Elliott: Often people underestimate just how physical it is to drive one of these cars -- I know I do! Can you talk us through the things you to do stay in shape?

Wolff: People think when we’re driving the car that we’re barely moving so it must be easy. And that’s frustrating -- the high G force that we experience in the car is very physical. We do special neck training to prepare for driving the car. I also need to do a lot of physical training, but I don’t want to bulk up, so I do it mostly with my own body weight. And I do heart training, like tying to get your pulse up very high and then back down as soon as possible. I do that because when you have a moment in the car where your heart rate lifts it’s about bringing your heart rate back down quickly.

Gender Politics

Elliott: Do your slight height and weight give you an advantage in the car over bulkier men?

Wolff: It's a talking point of Formula 1 just now. You cannot generalize a female against a male; we are all different. People say, “You must be better at multitasking in the car." Because I'm a woman? No. Ultimately the guys who are winning races are fantastic multitaskers. I don't like to generalize so much on gender. I think it has more to do with your personality and character.

That said, the issue of being smaller and lighter without a doubt helps. The cockpits are tighter than ever, so you can’t be big and bulky. You don’t see any big and muscly guys out there because you cannot afford that in the car. The smaller you are the lighter you are the less pressure you have to keep their weight down -- so that does play into my hands -- but it doesn’t give me a massive advantage. The weight that I save from being smaller I have to add on in the car to make sure that it’s a level playing field.

A Natural Fit

Elliott: That said, driving seems natural for you.

Wolff: For me I’ve always felt like just one of the drivers out on the track. The big advantage for me in my sport is when I have my helmet on and I’m out on the track, you can’t tell my gender, you can’t tell what I look like. All that matters is my performance.

I’ve never seen myself as set on a path to be something different. I simply wanted to be the best at what I loved doing, and that’s racing. I don’t see myself as any different -- but many people do.

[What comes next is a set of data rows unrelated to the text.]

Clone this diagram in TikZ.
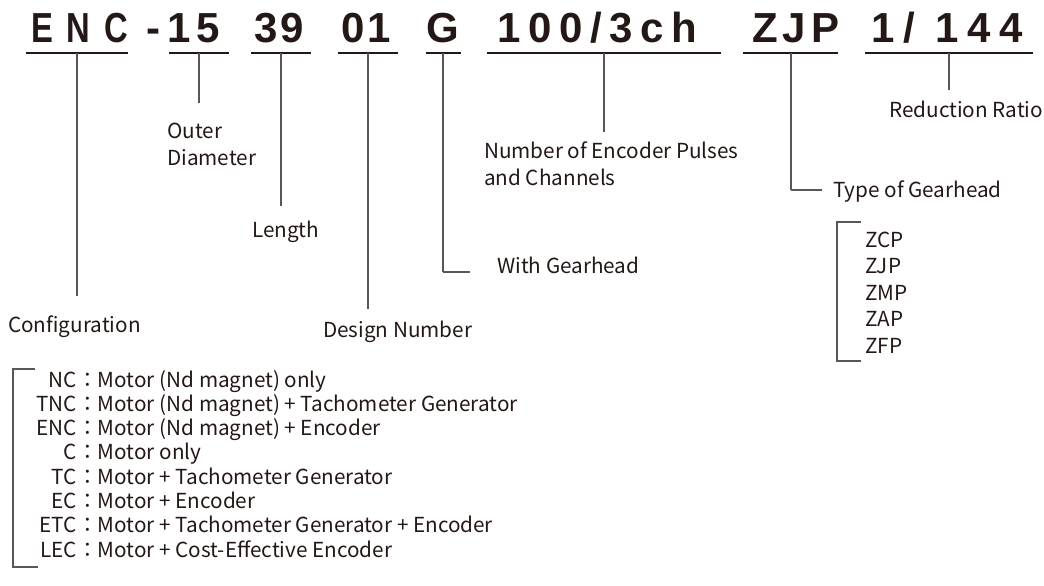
\documentclass[tikz,border=0pt]{standalone}
\usepackage{fontspec}
\usepackage{graphicx}
\usepackage{xcolor}
\setmainfont{Noto Sans CJK JP}
\newfontfamily\codefont{Liberation Sans}
\definecolor{ink}{HTML}{231815}
\definecolor{leadgray}{HTML}{5A5656}
\newcommand\track[2]{{\addfontfeature{LetterSpace=#1}#2}}

\tikzset{
  code/.style={font=\codefont\bfseries\fontsize{42}{42}\selectfont,
               anchor=base west, inner sep=0pt, text=ink},
  lbl/.style={font=\fontsize{20.7}{27}\selectfont,
              anchor=base west, inner sep=0pt, text=ink},
  key/.style={font=\fontsize{20.7}{24}\selectfont, inner sep=0pt, text=ink},
  uline/.style={draw=ink, line width=2.6pt},
  lead/.style={draw=leadgray, line width=1.3pt}
}

\begin{document}
\begin{tikzpicture}[x=1pt, y=-1pt]
  \useasboundingbox (0,0) rectangle (1044,586);

  % model code
  \node[code] (enc) at (31,43) {\scalebox{0.78}[1]{\track{42}{ENC}}};
  \node[code] (dash) at (146,43) {-};
  \node[code] (dia) at (167.5,43) {\track{12}{15}};
  \node[code] (len) at (254,43) {\track{8}{39}};
  \node[code] (des) at (341,43) {\track{8}{01}};
  \node[code] (gh) at (426,43) {G};
  \node[code] (pul) at (497.5,43) {\track{18}{100/3ch}};
  \node[code] (typ) at (752,43) {\track{12}{ZJP}};
  \node[code] (rat) at (871,43) {\track{21}{1/ 144}};

  % underlines and leaders
  \foreach \n/\xl/\xr/\xm/\yb in {conf/26/128/77/296, od/169/229/199/103,
      ln/251/311/281/206, dn/338/398/368/309, wg/426/461/443/272,
      np/487/721/604/132, tg/743/838/791/190, rr/865/1033/949/90}
  {
    \draw[uline] (\xl,53) -- (\xr,53);
    \coordinate (top-\n) at (\xm,53);
    \coordinate (end-\n) at (\xm,\yb);
    \draw[lead] (top-\n) -- (end-\n);
  }
  \coordinate (elbow-wg) at (470,272);
  \coordinate (elbow-tg) at (822,190);
  \draw[lead] (end-wg) -- (elbow-wg);
  \draw[lead] (end-tg) -- (elbow-tg);

  % labels
  \node[lbl] (conf) at (8,332) {Configuration};
  \node[lbl] (outer) at (167,138) {Outer};
  \node[lbl] (diam) at (167,165) {Diameter};
  \node[lbl] (length) at (252,237) {Length};
  \node[lbl] (design) at (323,337) {Design Number};
  \node[lbl] (withg) at (497,273) {With Gearhead};
  \node[lbl] (pulses) at (484,158) {Number of Encoder Pulses};
  \node[lbl] (chan) at (484,185) {and Channels};
  \node[lbl] (gtype) at (833,197) {Type of Gearhead};
  \node[lbl] (ratio) at (889,117) {Reduction Ratio};

  % gearhead types
  \foreach \g [count=\i from 0] in {ZCP,ZJP,ZMP,ZAP,ZFP}
    \node[lbl] (gear\i) at (865,{247+26.5*\i}) {\g};
  \draw[lead] (861,222) -- (837,222) -- (837,361) -- (861,361);

  % configurations
  \foreach \c/\d [count=\i from 0] in {NC/Motor (Nd magnet) only,
      TNC/Motor (Nd magnet) + Tachometer Generator,
      ENC/Motor (Nd magnet) + Encoder,
      C/Motor only,
      TC/Motor + Tachometer Generator,
      EC/Motor + Encoder,
      ETC/Motor + Tachometer Generator + Encoder,
      LEC/Motor + Cost-Effective Encoder}
  {
    \node[key, anchor=base east] (k\i) at (77,{387+24.3*\i}) {\c};
    \node[key, anchor=base west] (d\i) at (k\i.base east) {：\d};
  }
  \draw[lead] (35,369) -- (13,369) -- (13,567) -- (38,567);
\end{tikzpicture}
\end{document}
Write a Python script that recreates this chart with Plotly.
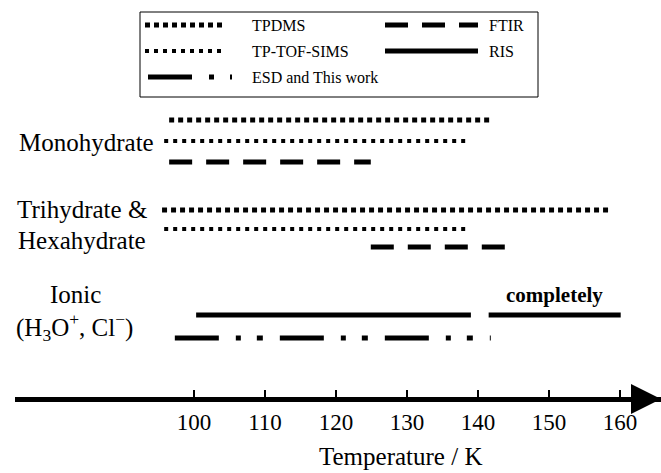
import plotly.graph_objects as go

# ---- data (temperatures in K) ----
group_labels = ["Monohydrate", "Trihydrate &", "Hexahydrate", "Ionic",
                "(H<sub>3</sub>O<sup>+</sup>, Cl<sup>−</sup>)"]
tpdms_start = [96.5, 95.5]      # Monohydrate, Trihydrate & Hexahydrate
tpdms_end = [142.1, 158.5]
tof_start = [95.8, 95.8]
tof_end = [138.6, 138.3]
ftir_start = [96.5, 124.9]
ftir_end = [124.9, 144.5]
ris_start = [100.3, 141.5]      # Ionic, two segments
ris_end = [139.0, 160.1]
esd_start = [97.3]
esd_end = [141.8]
tick_vals = [100, 110, 120, 130, 140, 150, 160]
tick_text = ["100", "110", "120", "130", "140", "150", "160"]
note_text = "completely"
axis_title = "Temperature / K"

W, H = 661, 473
FONT = "Liberation Serif, Times New Roman, serif"

styles = {
    "TPDMS": dict(width=5, dash="5px,4px"),
    "TP-TOF-SIMS": dict(width=4, dash="4px,5px"),
    "FTIR": dict(width=5, dash="23px,14px"),
    "RIS": dict(width=5, dash="solid"),
    "ESD and This work": dict(width=5, dash="44px,17px,5px,16px,6px,17px"),
}

# row positions (y axis in pixel-like units, reversed)
mono_rows = [120, 141, 162]
tri_rows = [210, 229, 247]
ionic_rows = [315, 338]
axis_y = 399

fig = go.Figure()


def seg(x0, x1, y, name):
    st = styles[name]
    fig.add_trace(go.Scatter(
        x=[x0, x1], y=[y, y], mode="lines", showlegend=False,
        line=dict(color="black", width=st["width"], dash=st["dash"]),
        hoverinfo="skip"))


# Monohydrate (index 0), Trihydrate & Hexahydrate (index 1)
for i, rows in enumerate([mono_rows, tri_rows]):
    seg(tpdms_start[i], tpdms_end[i], rows[0], "TPDMS")
    seg(tof_start[i], tof_end[i], rows[1], "TP-TOF-SIMS")
    seg(ftir_start[i], ftir_end[i], rows[2], "FTIR")

# Ionic
for s, e in zip(ris_start, ris_end):
    seg(s, e, ionic_rows[0], "RIS")
for s, e in zip(esd_start, esd_end):
    seg(s, e, ionic_rows[1], "ESD and This work")

# ---- layout ----
px_left = 15
t_per_px = 1 / 7.1
x_at_left = 100 - (194 - px_left) * t_per_px
x_at_right = 100 + (W - 194) * t_per_px


def px(xp):
    return xp / W


def py(yp):
    return 1 - yp / H


fig.update_layout(
    width=W, height=H,
    margin=dict(l=0, r=0, t=0, b=0),
    paper_bgcolor="white", plot_bgcolor="white",
    font=dict(family=FONT, color="black"),
    xaxis=dict(
        domain=[px_left / W, 1], range=[x_at_left, x_at_right],
        anchor="free", position=py(axis_y),
        showline=True, linewidth=5, linecolor="black",
        showgrid=False, zeroline=False,
        ticks="inside", ticklen=7, tickwidth=1.5, tickcolor="black",
        tickvals=tick_vals, ticktext=tick_text,
        tickfont=dict(family=FONT, size=23, color="black"),
    ),
    yaxis=dict(range=[H, 0], visible=False, domain=[0, 1]),
)

# axis title
fig.add_annotation(x=px(400), y=py(456), xref="paper", yref="paper",
                   text=axis_title, showarrow=False, xanchor="center",
                   yanchor="middle",
                   font=dict(family=FONT, size=25, color="black"))

# arrow head on axis
fig.add_annotation(
    x=x_at_right, y=axis_y, ax=x_at_right - 4, ay=axis_y,
    xref="x", yref="y", axref="x", ayref="y",
    showarrow=True, arrowhead=2, arrowsize=1.2, arrowwidth=5,
    arrowcolor="black", text="")

# group labels
lab_font = dict(family=FONT, size=25, color="black")
label_pos = [(86, 142), (82, 210), (82, 240), (75, 294), (74, 327)]
for txt, (xp, yp) in zip(group_labels, label_pos):
    fig.add_annotation(x=px(xp), y=py(yp), xref="paper", yref="paper",
                       text=txt, showarrow=False, xanchor="center",
                       yanchor="middle", font=lab_font)

# "completely" note above second RIS segment
fig.add_annotation(x=(ris_start[1] + ris_end[1]) / 2, y=295, xref="x", yref="y",
                   text="<b>" + note_text + "</b>", showarrow=False,
                   font=dict(family=FONT, size=21, color="black"))

# ---- legend box ----
box = dict(x0=140, x1=538, y0=12, y1=97)
fig.add_shape(type="rect", xref="paper", yref="paper",
              x0=px(box["x0"]), x1=px(box["x1"]),
              y0=py(box["y1"]), y1=py(box["y0"]),
              line=dict(color="black", width=1), fillcolor="white")

legend_items = [
    ("TPDMS", 145, 225, 25, 250),
    ("TP-TOF-SIMS", 145, 225, 51, 250),
    ("ESD and This work", 148, 232, 77, 250),
    ("FTIR", 385, 478, 25, 487),
    ("RIS", 385, 478, 51, 487),
]
for name, x0, x1, yy, tx in legend_items:
    st = styles[name]
    fig.add_shape(type="line", xref="paper", yref="paper",
                  x0=px(x0), x1=px(x1), y0=py(yy), y1=py(yy),
                  line=dict(color="black", width=st["width"], dash=st["dash"]))
    fig.add_annotation(x=px(tx), y=py(yy), xref="paper", yref="paper",
                       text=name, showarrow=False, xanchor="left",
                       yanchor="middle",
                       font=dict(family=FONT, size=16, color="black"))

fig.write_html("out.html",
               config={"displayModeBar": False},
               post_script="document.body.style.margin='0';")
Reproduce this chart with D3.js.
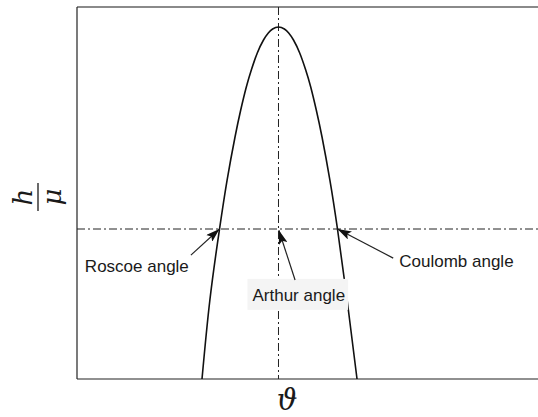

Elliott: How do you handle that difference between perception and reality?

Wolff: For me, actions speak louder than words, and I think as soon as I can get out into a Formula 1 race and do well then that question will not be asked any more. That’s always my goal.

Perception vs. Reality

Elliott: How do you want to be perceived? Can you be stereotypically feminine and wear jewelry, long hair, and make-up, dress in designer clothing, and also taken seriously by your peers?

Wolff: The balance between the two was at one point in my career very difficult to find. I came to the racetrack and wanted to be taken seriously as a racing driver. Then you get told you’re driving a pink car. So a real cliché, and for a long time it was difficult for me to fight against that. And it was like can I turn up at the racetrack caring about my appearance, looking the best I can, or should I come looking very masculine and sporty just to show that I mean business?

It was my husband who helped me so massively at that time in my career because he said, “You are who you are. You don’t have to conform to be something like what people expect or don’t expect. Just be who you are and that is enough.” And that’s when I kind of stopped thinking about all that stuff and just became me.